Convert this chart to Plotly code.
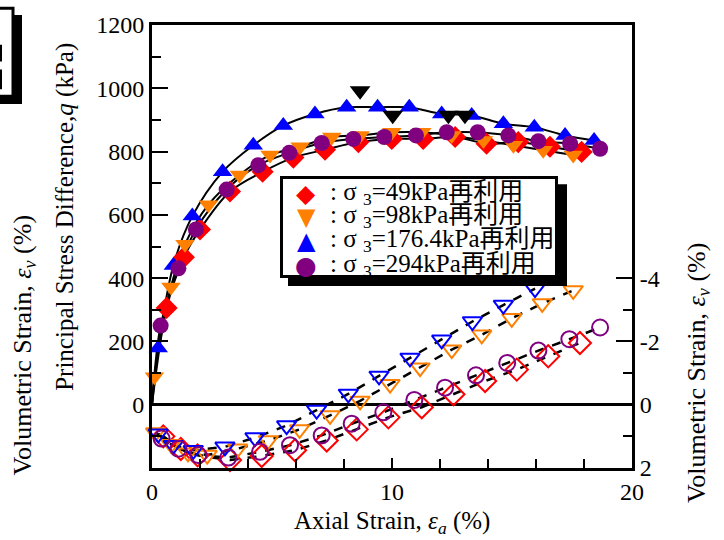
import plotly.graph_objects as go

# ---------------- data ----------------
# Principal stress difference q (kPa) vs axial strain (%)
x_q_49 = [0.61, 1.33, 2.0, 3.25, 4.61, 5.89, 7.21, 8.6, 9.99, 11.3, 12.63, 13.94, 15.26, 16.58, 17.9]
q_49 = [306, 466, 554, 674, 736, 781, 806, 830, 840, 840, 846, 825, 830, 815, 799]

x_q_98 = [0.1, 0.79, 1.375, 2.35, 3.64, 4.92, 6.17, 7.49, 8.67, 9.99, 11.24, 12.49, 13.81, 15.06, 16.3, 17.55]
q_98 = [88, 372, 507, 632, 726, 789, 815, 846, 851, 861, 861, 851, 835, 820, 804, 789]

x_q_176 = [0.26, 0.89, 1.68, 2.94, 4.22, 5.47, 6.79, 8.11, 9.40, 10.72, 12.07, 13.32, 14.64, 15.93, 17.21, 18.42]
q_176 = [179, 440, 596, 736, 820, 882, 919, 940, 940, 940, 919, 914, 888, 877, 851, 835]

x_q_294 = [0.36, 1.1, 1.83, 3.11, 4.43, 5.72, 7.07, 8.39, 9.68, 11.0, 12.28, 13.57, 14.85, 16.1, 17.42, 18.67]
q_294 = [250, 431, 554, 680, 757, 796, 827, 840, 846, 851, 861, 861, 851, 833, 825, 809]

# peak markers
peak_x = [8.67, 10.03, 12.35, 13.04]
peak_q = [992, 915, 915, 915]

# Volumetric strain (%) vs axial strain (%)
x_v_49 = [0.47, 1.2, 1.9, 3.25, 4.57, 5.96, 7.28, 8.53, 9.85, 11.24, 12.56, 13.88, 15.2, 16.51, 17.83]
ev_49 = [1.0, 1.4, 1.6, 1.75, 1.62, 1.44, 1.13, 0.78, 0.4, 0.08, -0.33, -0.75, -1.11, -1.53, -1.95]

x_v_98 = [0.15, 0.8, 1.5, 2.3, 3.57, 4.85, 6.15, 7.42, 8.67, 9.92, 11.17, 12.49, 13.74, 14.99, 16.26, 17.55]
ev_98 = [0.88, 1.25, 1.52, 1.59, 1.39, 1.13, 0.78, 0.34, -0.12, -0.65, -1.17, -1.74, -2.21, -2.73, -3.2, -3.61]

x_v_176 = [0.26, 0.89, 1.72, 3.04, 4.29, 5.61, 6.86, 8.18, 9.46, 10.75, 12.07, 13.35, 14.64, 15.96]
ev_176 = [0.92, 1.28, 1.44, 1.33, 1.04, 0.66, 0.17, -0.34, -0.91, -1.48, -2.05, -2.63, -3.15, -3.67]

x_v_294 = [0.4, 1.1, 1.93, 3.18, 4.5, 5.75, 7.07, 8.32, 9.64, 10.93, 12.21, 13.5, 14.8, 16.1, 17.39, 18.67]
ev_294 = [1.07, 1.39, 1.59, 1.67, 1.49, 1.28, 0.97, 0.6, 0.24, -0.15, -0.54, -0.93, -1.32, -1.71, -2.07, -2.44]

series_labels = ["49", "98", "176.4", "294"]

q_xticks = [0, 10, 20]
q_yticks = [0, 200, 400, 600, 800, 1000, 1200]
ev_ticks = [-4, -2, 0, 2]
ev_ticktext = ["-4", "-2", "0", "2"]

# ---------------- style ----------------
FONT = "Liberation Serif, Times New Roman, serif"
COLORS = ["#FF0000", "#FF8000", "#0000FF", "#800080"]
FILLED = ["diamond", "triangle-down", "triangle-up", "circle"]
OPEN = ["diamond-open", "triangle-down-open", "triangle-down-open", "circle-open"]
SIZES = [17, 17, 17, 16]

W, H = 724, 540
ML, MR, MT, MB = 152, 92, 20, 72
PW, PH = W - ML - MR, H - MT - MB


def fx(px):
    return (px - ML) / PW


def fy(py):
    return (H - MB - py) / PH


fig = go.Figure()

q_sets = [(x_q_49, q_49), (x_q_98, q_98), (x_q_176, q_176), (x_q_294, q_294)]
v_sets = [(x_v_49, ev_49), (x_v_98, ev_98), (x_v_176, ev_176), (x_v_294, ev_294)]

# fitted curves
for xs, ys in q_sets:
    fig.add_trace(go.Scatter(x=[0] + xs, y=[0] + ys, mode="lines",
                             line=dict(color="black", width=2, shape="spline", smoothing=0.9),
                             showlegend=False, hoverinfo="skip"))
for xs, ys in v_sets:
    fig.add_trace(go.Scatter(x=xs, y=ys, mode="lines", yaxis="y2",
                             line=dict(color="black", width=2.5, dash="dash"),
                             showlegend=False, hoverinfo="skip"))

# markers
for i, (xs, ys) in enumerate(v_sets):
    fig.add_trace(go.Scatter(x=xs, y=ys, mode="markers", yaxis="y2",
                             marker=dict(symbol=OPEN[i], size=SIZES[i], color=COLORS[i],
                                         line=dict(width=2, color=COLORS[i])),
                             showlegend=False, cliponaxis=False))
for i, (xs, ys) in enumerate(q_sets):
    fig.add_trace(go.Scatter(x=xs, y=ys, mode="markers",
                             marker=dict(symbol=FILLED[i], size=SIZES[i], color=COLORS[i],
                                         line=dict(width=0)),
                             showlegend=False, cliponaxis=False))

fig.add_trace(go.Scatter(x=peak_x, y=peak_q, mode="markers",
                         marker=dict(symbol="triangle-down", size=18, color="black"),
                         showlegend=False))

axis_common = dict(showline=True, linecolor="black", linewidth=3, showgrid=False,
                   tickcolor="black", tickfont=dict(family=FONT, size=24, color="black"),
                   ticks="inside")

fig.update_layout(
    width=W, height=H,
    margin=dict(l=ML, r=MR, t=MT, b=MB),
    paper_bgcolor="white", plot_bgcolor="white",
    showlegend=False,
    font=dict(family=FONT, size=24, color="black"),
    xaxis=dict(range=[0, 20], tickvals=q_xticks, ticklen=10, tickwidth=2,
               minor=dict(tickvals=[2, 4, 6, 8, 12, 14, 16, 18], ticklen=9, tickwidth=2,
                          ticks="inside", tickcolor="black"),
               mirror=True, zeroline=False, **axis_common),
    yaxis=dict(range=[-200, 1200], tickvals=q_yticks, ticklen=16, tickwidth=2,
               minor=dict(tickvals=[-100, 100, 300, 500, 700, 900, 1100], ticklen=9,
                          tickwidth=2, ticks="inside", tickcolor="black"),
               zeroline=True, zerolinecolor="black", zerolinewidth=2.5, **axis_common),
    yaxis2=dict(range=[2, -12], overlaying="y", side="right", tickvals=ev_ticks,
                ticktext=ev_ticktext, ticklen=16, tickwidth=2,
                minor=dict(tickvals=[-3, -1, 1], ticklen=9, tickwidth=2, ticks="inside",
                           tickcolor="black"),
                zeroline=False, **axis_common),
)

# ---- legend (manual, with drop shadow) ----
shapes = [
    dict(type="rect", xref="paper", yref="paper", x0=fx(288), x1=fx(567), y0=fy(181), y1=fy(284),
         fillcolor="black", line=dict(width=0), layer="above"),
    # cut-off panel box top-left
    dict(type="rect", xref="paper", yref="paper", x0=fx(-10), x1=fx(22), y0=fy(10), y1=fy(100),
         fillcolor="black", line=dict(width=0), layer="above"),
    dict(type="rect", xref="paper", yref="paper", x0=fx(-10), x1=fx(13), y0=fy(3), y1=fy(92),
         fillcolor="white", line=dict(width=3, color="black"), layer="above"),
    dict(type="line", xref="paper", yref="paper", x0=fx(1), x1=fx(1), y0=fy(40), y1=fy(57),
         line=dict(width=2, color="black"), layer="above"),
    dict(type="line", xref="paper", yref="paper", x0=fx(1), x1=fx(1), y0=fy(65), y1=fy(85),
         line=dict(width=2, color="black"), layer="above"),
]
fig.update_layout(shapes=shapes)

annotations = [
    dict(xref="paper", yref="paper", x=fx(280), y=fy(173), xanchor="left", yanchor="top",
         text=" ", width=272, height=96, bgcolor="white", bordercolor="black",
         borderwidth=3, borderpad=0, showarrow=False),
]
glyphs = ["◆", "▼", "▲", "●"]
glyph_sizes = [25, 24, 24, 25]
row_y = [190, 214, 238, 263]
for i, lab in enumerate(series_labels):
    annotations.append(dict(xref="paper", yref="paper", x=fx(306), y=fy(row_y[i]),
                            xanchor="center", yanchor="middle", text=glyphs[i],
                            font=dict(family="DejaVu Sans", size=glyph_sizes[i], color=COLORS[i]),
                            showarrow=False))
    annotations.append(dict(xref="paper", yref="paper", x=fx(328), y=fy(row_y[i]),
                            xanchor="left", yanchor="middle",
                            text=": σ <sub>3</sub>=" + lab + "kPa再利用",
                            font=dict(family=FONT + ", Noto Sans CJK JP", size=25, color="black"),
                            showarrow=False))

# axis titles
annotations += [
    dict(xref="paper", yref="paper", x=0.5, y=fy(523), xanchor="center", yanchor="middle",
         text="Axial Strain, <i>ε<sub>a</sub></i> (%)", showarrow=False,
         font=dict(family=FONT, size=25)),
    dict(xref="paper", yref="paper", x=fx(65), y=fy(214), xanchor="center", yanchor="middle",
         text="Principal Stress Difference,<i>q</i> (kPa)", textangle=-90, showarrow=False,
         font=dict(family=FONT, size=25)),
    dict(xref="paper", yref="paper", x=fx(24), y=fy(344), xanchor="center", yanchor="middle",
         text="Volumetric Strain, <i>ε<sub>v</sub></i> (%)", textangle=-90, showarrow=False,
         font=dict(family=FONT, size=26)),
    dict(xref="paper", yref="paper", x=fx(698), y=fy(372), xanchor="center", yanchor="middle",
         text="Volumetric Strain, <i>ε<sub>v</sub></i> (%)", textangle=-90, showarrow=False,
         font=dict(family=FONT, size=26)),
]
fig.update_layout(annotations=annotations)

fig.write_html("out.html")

###

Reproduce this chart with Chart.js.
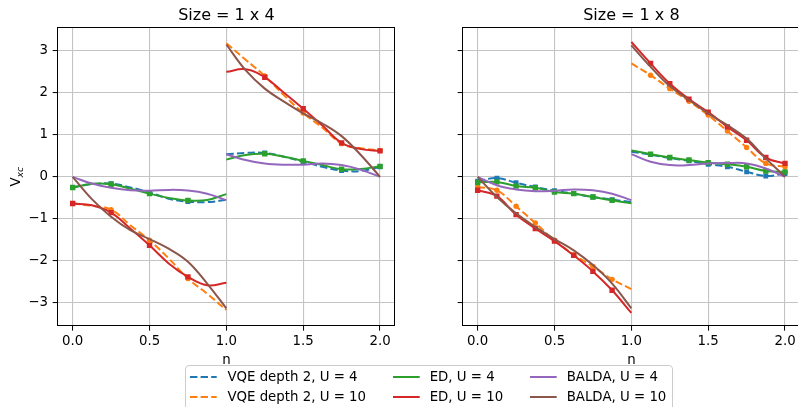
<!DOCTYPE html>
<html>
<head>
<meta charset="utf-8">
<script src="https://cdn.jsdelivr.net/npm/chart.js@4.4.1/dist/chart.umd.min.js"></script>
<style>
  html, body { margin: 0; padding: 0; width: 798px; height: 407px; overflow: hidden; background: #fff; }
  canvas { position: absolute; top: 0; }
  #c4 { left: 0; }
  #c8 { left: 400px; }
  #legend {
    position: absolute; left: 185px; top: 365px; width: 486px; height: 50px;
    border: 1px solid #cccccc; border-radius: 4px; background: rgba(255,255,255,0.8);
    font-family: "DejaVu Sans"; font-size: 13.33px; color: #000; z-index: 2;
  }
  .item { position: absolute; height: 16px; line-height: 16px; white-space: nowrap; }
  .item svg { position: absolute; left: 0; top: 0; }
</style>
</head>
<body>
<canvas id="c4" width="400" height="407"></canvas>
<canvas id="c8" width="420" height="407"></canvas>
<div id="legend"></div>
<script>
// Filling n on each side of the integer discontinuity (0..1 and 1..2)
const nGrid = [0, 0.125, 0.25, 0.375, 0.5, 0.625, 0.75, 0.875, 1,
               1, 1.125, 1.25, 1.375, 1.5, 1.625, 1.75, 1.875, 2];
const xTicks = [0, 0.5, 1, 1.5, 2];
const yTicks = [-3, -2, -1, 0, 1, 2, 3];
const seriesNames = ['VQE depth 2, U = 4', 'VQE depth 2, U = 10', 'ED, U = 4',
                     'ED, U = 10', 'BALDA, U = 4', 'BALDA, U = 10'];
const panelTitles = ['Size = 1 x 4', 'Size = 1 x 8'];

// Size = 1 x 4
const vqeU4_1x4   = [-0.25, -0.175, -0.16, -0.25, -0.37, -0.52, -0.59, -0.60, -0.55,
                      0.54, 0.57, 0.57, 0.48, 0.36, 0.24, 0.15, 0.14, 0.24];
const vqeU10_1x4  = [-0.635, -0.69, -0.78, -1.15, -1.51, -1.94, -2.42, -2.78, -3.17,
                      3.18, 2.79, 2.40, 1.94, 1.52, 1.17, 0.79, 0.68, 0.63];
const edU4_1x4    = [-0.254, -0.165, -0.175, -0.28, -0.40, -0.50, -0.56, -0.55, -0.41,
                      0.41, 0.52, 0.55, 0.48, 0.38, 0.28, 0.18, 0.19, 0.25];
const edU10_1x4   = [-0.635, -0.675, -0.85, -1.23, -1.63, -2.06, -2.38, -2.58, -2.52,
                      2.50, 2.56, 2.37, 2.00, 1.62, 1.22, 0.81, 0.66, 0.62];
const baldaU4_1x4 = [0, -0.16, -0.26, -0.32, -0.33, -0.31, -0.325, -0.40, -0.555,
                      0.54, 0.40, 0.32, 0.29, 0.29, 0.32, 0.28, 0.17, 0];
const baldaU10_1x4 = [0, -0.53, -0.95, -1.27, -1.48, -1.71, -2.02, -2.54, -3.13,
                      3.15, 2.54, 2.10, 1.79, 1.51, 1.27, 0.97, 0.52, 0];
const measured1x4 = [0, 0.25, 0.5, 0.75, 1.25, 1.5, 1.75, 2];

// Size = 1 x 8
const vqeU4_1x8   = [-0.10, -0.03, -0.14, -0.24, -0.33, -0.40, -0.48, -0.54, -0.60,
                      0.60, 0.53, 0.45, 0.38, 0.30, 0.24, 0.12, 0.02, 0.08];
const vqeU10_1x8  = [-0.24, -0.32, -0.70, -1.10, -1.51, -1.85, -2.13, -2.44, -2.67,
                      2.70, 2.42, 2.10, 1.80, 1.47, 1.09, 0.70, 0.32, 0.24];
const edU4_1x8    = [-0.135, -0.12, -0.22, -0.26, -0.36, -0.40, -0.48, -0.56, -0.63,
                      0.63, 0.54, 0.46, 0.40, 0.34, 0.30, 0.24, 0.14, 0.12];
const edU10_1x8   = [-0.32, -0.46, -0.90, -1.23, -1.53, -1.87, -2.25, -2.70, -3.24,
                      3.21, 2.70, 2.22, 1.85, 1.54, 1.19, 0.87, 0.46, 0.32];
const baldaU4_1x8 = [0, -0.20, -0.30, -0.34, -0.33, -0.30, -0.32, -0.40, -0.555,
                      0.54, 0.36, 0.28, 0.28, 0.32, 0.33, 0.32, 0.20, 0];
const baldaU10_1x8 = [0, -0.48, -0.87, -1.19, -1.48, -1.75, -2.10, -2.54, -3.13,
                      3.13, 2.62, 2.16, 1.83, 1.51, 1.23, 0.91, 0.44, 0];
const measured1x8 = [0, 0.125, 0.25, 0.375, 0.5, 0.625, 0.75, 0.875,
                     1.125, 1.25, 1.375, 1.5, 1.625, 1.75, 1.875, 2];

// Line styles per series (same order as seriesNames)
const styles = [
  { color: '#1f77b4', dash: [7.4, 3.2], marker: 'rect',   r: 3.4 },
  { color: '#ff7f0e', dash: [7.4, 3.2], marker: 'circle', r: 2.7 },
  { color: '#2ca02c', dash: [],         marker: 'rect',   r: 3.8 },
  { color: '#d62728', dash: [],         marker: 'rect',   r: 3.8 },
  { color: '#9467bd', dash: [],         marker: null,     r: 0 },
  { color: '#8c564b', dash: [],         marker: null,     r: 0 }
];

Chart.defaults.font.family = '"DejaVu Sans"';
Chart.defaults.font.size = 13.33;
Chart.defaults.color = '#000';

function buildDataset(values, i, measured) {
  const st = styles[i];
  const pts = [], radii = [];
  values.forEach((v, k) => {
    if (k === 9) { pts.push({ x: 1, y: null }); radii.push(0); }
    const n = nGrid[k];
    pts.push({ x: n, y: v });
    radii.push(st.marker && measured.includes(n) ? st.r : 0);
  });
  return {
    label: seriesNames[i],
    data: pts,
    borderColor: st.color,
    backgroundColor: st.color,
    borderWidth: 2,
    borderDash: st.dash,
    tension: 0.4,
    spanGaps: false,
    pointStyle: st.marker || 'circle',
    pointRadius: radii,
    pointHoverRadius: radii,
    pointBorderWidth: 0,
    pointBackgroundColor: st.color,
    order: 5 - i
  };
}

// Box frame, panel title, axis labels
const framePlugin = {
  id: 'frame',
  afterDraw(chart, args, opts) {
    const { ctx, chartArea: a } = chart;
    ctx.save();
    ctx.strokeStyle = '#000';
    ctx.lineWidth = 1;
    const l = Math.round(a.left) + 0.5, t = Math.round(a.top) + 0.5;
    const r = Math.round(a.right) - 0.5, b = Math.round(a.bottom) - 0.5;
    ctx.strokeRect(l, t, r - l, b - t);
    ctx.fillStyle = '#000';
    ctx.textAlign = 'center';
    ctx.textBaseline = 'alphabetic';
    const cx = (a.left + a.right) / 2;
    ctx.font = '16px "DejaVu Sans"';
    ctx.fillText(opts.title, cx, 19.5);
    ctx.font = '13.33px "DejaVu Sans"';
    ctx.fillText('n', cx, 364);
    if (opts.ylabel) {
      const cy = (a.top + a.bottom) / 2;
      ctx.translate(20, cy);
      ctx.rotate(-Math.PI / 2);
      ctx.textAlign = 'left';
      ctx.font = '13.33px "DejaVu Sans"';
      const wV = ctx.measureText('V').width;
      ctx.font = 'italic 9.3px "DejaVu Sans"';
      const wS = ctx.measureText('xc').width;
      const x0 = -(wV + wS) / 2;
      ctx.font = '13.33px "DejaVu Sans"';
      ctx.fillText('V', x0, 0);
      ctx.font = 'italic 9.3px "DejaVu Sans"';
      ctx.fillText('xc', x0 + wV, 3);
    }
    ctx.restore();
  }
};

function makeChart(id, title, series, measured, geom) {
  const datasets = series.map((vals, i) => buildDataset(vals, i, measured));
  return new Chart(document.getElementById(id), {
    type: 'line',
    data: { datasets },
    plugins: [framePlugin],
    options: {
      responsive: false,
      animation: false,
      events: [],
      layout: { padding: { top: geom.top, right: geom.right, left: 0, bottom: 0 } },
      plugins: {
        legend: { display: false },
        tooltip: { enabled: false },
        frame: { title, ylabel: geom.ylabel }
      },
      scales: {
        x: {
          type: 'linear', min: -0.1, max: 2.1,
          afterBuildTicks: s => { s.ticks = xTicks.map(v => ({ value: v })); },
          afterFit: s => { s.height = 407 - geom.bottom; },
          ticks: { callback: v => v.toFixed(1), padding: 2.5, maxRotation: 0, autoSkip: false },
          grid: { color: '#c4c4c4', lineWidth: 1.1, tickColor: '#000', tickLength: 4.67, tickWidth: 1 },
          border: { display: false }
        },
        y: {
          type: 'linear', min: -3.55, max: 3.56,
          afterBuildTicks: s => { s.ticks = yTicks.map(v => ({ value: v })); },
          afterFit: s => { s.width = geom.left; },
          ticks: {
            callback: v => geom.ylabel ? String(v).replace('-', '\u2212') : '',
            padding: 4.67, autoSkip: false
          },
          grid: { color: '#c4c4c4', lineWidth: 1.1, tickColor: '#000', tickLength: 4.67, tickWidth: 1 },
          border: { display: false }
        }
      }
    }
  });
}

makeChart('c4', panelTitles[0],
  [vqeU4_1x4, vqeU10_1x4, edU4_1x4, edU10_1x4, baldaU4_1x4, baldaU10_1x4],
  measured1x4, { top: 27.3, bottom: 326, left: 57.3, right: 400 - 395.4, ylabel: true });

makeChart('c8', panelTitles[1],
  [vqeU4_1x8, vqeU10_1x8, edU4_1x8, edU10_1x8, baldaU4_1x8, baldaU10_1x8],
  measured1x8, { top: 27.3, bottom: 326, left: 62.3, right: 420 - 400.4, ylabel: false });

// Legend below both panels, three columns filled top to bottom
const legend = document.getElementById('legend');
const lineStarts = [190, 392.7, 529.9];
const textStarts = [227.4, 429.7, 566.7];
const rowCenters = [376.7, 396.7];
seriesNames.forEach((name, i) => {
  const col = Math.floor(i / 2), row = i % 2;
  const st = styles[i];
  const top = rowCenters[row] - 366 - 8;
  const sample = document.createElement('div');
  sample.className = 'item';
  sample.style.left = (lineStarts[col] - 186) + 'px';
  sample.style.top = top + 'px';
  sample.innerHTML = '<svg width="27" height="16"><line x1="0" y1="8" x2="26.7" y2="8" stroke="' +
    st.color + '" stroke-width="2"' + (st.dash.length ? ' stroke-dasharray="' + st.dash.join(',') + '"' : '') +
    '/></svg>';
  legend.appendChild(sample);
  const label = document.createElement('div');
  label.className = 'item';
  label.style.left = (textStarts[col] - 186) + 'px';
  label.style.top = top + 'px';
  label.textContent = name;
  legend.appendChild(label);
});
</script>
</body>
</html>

###

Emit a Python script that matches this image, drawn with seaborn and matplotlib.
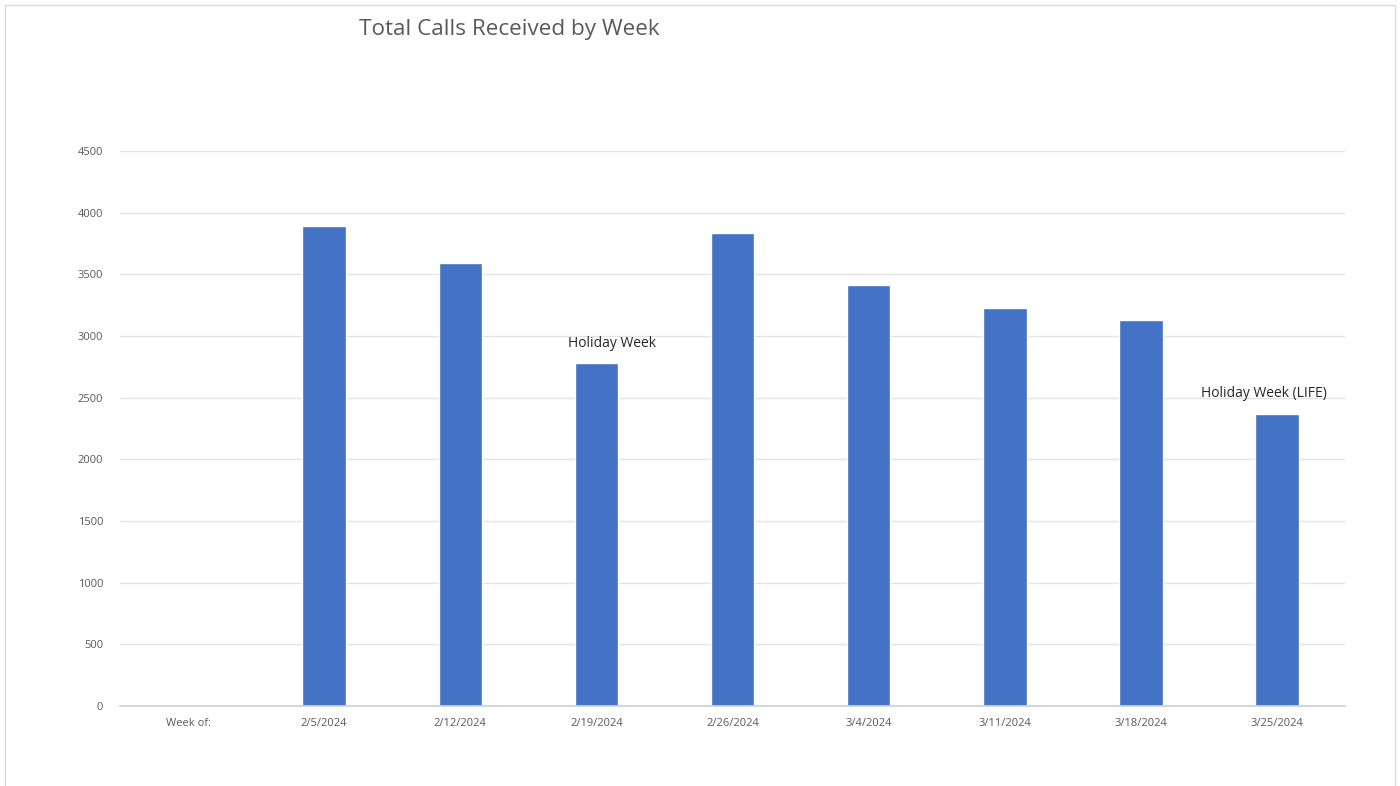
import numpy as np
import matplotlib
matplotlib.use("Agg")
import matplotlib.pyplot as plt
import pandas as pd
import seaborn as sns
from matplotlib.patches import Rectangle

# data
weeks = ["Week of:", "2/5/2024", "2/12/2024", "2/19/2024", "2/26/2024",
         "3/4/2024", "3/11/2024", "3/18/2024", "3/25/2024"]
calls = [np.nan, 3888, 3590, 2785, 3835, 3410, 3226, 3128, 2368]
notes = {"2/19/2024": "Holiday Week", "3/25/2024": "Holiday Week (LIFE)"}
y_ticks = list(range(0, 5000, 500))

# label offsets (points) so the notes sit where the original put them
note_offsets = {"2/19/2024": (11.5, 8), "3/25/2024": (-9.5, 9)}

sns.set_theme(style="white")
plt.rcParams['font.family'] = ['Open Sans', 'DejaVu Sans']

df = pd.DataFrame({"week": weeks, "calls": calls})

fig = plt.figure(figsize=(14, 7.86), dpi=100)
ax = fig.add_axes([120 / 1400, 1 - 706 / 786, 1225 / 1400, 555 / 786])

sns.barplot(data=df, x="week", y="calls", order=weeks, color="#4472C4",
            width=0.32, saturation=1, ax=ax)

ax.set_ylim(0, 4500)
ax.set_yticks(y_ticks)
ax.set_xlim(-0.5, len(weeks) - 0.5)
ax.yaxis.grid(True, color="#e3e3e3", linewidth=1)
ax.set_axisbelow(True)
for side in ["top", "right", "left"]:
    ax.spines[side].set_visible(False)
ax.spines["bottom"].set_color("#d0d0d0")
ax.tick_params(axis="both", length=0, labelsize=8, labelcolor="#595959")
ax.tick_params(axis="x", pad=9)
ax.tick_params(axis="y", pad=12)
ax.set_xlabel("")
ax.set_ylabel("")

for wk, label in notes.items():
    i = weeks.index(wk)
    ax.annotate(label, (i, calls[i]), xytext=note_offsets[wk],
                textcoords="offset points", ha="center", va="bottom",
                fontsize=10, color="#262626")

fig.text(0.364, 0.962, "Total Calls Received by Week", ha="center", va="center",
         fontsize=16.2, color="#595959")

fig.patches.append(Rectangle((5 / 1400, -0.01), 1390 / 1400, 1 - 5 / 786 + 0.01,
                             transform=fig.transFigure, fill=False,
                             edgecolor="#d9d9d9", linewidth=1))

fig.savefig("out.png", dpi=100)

###

### Required work
Start at the line with "Convert this chart to Plotly code.", stop at the line with "833, 825, 809]", both lines included, and repeat that span exactly without its pictures.

### Task output
Convert this chart to Plotly code.
import plotly.graph_objects as go

# ---------------- data ----------------
# Principal stress difference q (kPa) vs axial strain (%)
x_q_49 = [0.61, 1.33, 2.0, 3.25, 4.61, 5.89, 7.21, 8.6, 9.99, 11.3, 12.63, 13.94, 15.26, 16.58, 17.9]
q_49 = [306, 466, 554, 674, 736, 781, 806, 830, 840, 840, 846, 825, 830, 815, 799]

x_q_98 = [0.1, 0.79, 1.375, 2.35, 3.64, 4.92, 6.17, 7.49, 8.67, 9.99, 11.24, 12.49, 13.81, 15.06, 16.3, 17.55]
q_98 = [88, 372, 507, 632, 726, 789, 815, 846, 851, 861, 861, 851, 835, 820, 804, 789]

x_q_176 = [0.26, 0.89, 1.68, 2.94, 4.22, 5.47, 6.79, 8.11, 9.40, 10.72, 12.07, 13.32, 14.64, 15.93, 17.21, 18.42]
q_176 = [179, 440, 596, 736, 820, 882, 919, 940, 940, 940, 919, 914, 888, 877, 851, 835]

x_q_294 = [0.36, 1.1, 1.83, 3.11, 4.43, 5.72, 7.07, 8.39, 9.68, 11.0, 12.28, 13.57, 14.85, 16.1, 17.42, 18.67]
q_294 = [250, 431, 554, 680, 757, 796, 827, 840, 846, 851, 861, 861, 851, 833, 825, 809]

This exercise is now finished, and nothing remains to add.